The federal budget “is a moral document that demonstrates the nation’s priorities,” said Father Larry Snyder, president of Catholic Charities USA on Dec. 4. “Therefore, the needs and concerns of the most vulnerable must be a top priority.”
Concerns over the plight of the poor are continuing to be raised as the U.S. approaches the “fiscal cliff,” a bundle of automatic spending cuts and tax increases that will kick in at the New Year unless Congress and the White House reach an agreement on a deficit-reduction package by Dec. 31.
If a deal is not made by the end of the year, the Bush-era tax cuts will expire and several other taxes will also increase. At the same time, the “sequester” – a package of automatic cuts to government spending – will go into effect.
Analysts say the result would be freezes in government hiring and contracts, smaller paychecks for workers across the country and a reduction in funding for government programs that many poor families rely upon.
As the year comes to an end, the nation’s leaders say they have had productive talks but remain divided about the best way to reduce the deficit. Suggestions have included raising income taxes on the top percentage of earners, closing tax loopholes, removing deductions and cutting government spending.
President Barack Obama has repeated the call for the wealthiest to pay more in income taxes to raise revenue while keeping tax rates lower among middle-class and low income Americans.
However, Rep. Paul Ryan (R-Wis.) said that tax reform aimed at economic growth is a better way to increase revenue.

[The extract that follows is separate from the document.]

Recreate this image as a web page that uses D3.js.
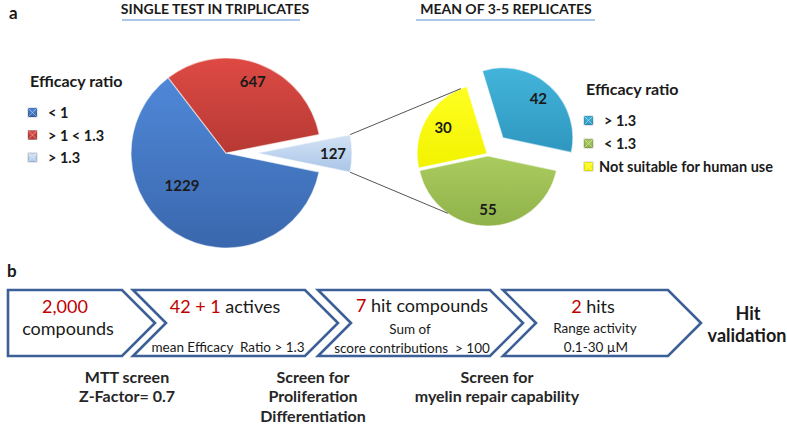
<!DOCTYPE html>
<html>
<head>
<meta charset="utf-8">
<script src="https://cdn.jsdelivr.net/npm/d3@7/dist/d3.min.js"></script>
<style>
  body { margin: 0; background: #fff; }
  svg text { font-family: Lato, "Open Sans", sans-serif; fill: #1a1a1a; }
</style>
</head>
<body>
<div id="chart"></div>
<script>
// ---- data ----
let leftCats = ["< 1", "> 1 < 1.3", "> 1.3"];
let leftVals = [1229, 647, 127];
let rightCats = ["> 1.3", "< 1.3", "Not suitable for human use"];
let rightVals = [42, 55, 30];

// flow diagram texts (red part, black part)
let stepHead = [["2,000", ""], ["42 + 1", " actives"], ["7", " hit compounds"], ["2", " hits"]];
let screenText = [["MTT screen", "Z-Factor= 0.7"], ["Screen for", "Proliferation", "Differentiation"], ["Screen for", "myelin repair capability"]];

let W = 787, H = 424;
let svg = d3.select("#chart").append("svg").attr("width", W).attr("height", H);
let defs = svg.append("defs");

function vgrad(id, c1, c2) {
  let g = defs.append("linearGradient").attr("id", id)
    .attr("x1", 0).attr("y1", 0).attr("x2", 0).attr("y2", 1);
  g.append("stop").attr("offset", "0%").attr("stop-color", c1);
  g.append("stop").attr("offset", "100%").attr("stop-color", c2);
}
vgrad("gBlue", "#4f88d8", "#3a67ad");
vgrad("gRed", "#de4a44", "#b73934");
vgrad("gLight", "#d4e3f5", "#a9c5e8");
vgrad("gTeal", "#43b4da", "#2f97bf");
vgrad("gGreen", "#aacb5e", "#8fb24a");
vgrad("gYellow", "#ffff22", "#f2f200");

let leftColor = d3.scaleOrdinal().domain(leftCats).range(["url(#gBlue)", "url(#gRed)", "url(#gLight)"]);
let rightColor = d3.scaleOrdinal().domain(rightCats).range(["url(#gTeal)", "url(#gGreen)", "url(#gYellow)"]);

// ---- headers ----
svg.append("text").attr("x", 9).attr("y", 19).style("font-size", "17px").style("font-weight", "bold").text("a");
svg.append("text").attr("x", 7).attr("y", 277).style("font-size", "17px").style("font-weight", "bold").text("b");

let titles = [["SINGLE TEST IN TRIPLICATES", 215, 122, 300], ["MEAN OF 3-5 REPLICATES", 506, 416, 595]];
titles.forEach(t => {
  svg.append("text").attr("x", t[1]).attr("y", 14).attr("text-anchor", "middle")
    .style("font-size", "14px").style("font-weight", "bold").text(t[0]);
  svg.append("line").attr("x1", t[2]).attr("x2", t[3]).attr("y1", 20).attr("y2", 20)
    .attr("stroke", "#5b8fd6").attr("stroke-width", 1.2);
});

// ---- pies ----
let deg = Math.PI / 180;

function drawPie(cx, cy, r, cats, vals, color, start, explode, labelPos) {
  let pie = d3.pie().sort(null).value(d => d.v)
    .startAngle(start * deg).endAngle(start * deg + 2 * Math.PI);
  let arcs = pie(cats.map((c, i) => ({ c: c, v: vals[i], i: i })));
  let arc = d3.arc().innerRadius(0).outerRadius(r);
  let g = svg.append("g").attr("transform", `translate(${cx},${cy})`);
  arcs.forEach(a => {
    let m = (a.startAngle + a.endAngle) / 2;
    a.dx = Math.sin(m) * explode[a.index];
    a.dy = -Math.cos(m) * explode[a.index];
  });
  g.selectAll("path").data(arcs).join("path")
    .attr("transform", d => `translate(${d.dx},${d.dy})`)
    .attr("d", arc)
    .attr("fill", d => color(d.data.c))
    .attr("stroke", "rgba(255,255,255,0.55)")
    .attr("stroke-width", 1.2);
  g.selectAll("text").data(arcs).join("text")
    .attr("x", d => {
      let lp = labelPos[d.index];
      let a = (d.startAngle + d.endAngle) / 2 + lp[1] * deg;
      return d.dx + Math.sin(a) * r * lp[0];
    })
    .attr("y", d => {
      let lp = labelPos[d.index];
      let a = (d.startAngle + d.endAngle) / 2 + lp[1] * deg;
      return d.dy - Math.cos(a) * r * lp[0];
    })
    .attr("dy", "0.35em").attr("text-anchor", "middle")
    .style("font-size", "15px").style("font-weight", "bold")
    .text(d => d.data.v);
  return { arcs: arcs, r: r, cx: cx, cy: cy };
}

let L = drawPie(226, 153, 95, leftCats, leftVals, leftColor, 101.6, [0, 0, 31],
  [[0.58, 21], [0.8, 0], [0.8, 0]]);
let R = drawPie(488, 154, 70, rightCats, rightVals, rightColor, -17, [22, 2, 1],
  [[0.75, 0], [0.77, 0], [0.73, 0]]);

// connector lines from the exploded slice to the second pie
function edgePt(P, a, ang) {
  return [P.cx + a.dx + Math.sin(ang) * P.r, P.cy + a.dy - Math.cos(ang) * P.r];
}
let lightArc = L.arcs[2];
let p1 = edgePt(L, lightArc, lightArc.startAngle);
let p2 = edgePt(L, lightArc, lightArc.endAngle);
let q1 = edgePt(R, R.arcs[2], R.arcs[2].endAngle - 5 * deg);
let q2 = edgePt(R, R.arcs[1], R.arcs[1].startAngle + 113 * deg);
svg.append("line").attr("x1", p1[0]).attr("y1", p1[1]).attr("x2", q1[0]).attr("y2", q1[1])
  .attr("stroke", "#555").attr("stroke-width", 1);
svg.append("line").attr("x1", p2[0]).attr("y1", p2[1]).attr("x2", q2[0]).attr("y2", q2[1])
  .attr("stroke", "#555").attr("stroke-width", 1);

// ---- legends ----
function legend(x, y, cats, color, step, textX) {
  let g = svg.append("g").attr("transform", `translate(${x},${y})`);
  g.append("text").attr("x", 2).attr("y", 0).style("font-size", "16px").style("font-weight", "bold")
    .text("Efficacy ratio");
  let items = g.selectAll("g.it").data(cats).join("g").attr("class", "it")
    .attr("transform", (d, i) => `translate(0,${26 + i * step})`);
  items.append("rect").attr("x", 0).attr("y", -5).attr("width", 9).attr("height", 9)
    .attr("fill", d => color(d)).attr("stroke", "rgba(0,0,0,0.25)").attr("stroke-width", 0.8);
  items.append("path").attr("d", "M0,-5L4.5,-0.5L9,-5M0,4L4.5,-0.5L9,4")
    .attr("stroke", "rgba(255,255,255,0.5)").attr("stroke-width", 0.8).attr("fill", "none");
  items.append("text").attr("x", d => textX(d)).attr("y", 0).attr("dy", "0.35em")
    .style("font-size", "14.5px").style("font-weight", "bold").text(d => d);
}
legend(28, 87, leftCats, leftColor, 22.5, () => 20);
legend(584, 95, rightCats, rightColor, 23, d => d.length > 6 ? 15 : 20);

// ---- flow diagram ----
let yTop = 290, yBot = 356, yMid = (yTop + yBot) / 2, dep = 33;
let boxes = [[8, 122, false], [133, 305, true], [318, 490, true], [503, 668, true]];
let flow = svg.append("g");
flow.selectAll("path").data(boxes).join("path")
  .attr("d", b => {
    let p = `M${b[0]},${yTop}L${b[1]},${yTop}L${b[1] + dep},${yMid}L${b[1]},${yBot}L${b[0]},${yBot}`;
    p += b[2] ? `L${b[0] + dep},${yMid}Z` : "Z";
    return p;
  })
  .attr("fill", "#fff").attr("stroke", "#3b5f96").attr("stroke-width", 2.6).attr("stroke-linejoin", "miter");

let headX = [65, 225, 422, 593];
let headY = [307, 307, 306, 307];
flow.selectAll("text.head").data(stepHead).join("text").attr("class", "head")
  .attr("x", (d, i) => headX[i]).attr("y", (d, i) => headY[i]).attr("dy", "0.35em")
  .attr("text-anchor", "middle").style("font-size", "18px")
  .each(function (d) {
    let t = d3.select(this);
    t.append("tspan").style("fill", "#c00000").text(d[0]);
    t.append("tspan").text(d[1]);
  });

// sub lines
let subs = [
  [68, 329, "compounds", 18],
  [228, 347, "mean Efficacy  Ratio > 1.3", 13.5],
  [410, 329, "Sum of", 13.5],
  [412, 348, "score contributions  > 100", 13.5],
  [595, 328, "Range activity", 13.5],
  [596, 347, "0.1-30 µM", 13.5],
  [748, 314, "Hit", 18],
  [747, 336, "validation", 18]
];
flow.selectAll("text.sub").data(subs).join("text").attr("class", "sub")
  .attr("x", d => d[0]).attr("y", d => d[1]).attr("dy", "0.35em").attr("text-anchor", "middle")
  .style("font-size", d => d[3] + "px").style("font-weight", (d, i) => i >= 6 ? "bold" : "normal")
  .style("white-space", "pre").text(d => d[2]);

let screenX = [127, 313, 497];
screenText.forEach((lines, i) => {
  lines.forEach((s, j) => {
    svg.append("text").attr("x", screenX[i]).attr("y", 377 + j * 19.5).attr("dy", "0.35em")
      .attr("text-anchor", "middle").style("font-size", "16px").style("font-weight", "bold")
      .style("fill", "#262626").text(s);
  });
});
</script>
</body>
</html>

He told Breitbart News that reform efforts involving spending cuts and economic growth should be the focus of debt negotiations.
The congressman – who lost his bid for vice president last month – has also argued at length for entitlement reform, saying that system changes and a transfer of many programs to the state level will allow more people can be helped with less government money.
The long term effects of the fiscal cliff are also a cause of concern. If the country goes over the cliff, it could lead the stock market to plummet, and if not addressed quickly, could lead to a global panic and massive economic collapse.
Members of the U.S. Conference of Catholic Bishops have also weighed in on the debate, emphasizing the need to consider how different budget plans would affect the most poor and needy.
In November, Bishop Stephen E. Blaire of Stockton, Calif, and Bishop Richard E. Pates of Des Moines penned a letter urging Congress to consider the impact of sequestration “on poor and vulnerable persons and families and the programs that help them.”
The prelates, who lead the U.S. bishops’ Committee on Domestic Justice and Human Development and the Committee on International Justice and Peace, respectively, to protect programs that offer housing, food, health and education to those in need.
On Dec. 19, the bishops wrote another letter, calling for similar protection to be extended to tax refunds and credits that help the poor.
“Any deficit reduction agreement or framework for future reform must protect the refundability of low-income tax credits, the charitable deduction, and the millions of people who benefit from them,” they said.
The “moral measure” of a budget is “how those who are jobless, hungry, homeless or poor are treated,” the bishops stressed.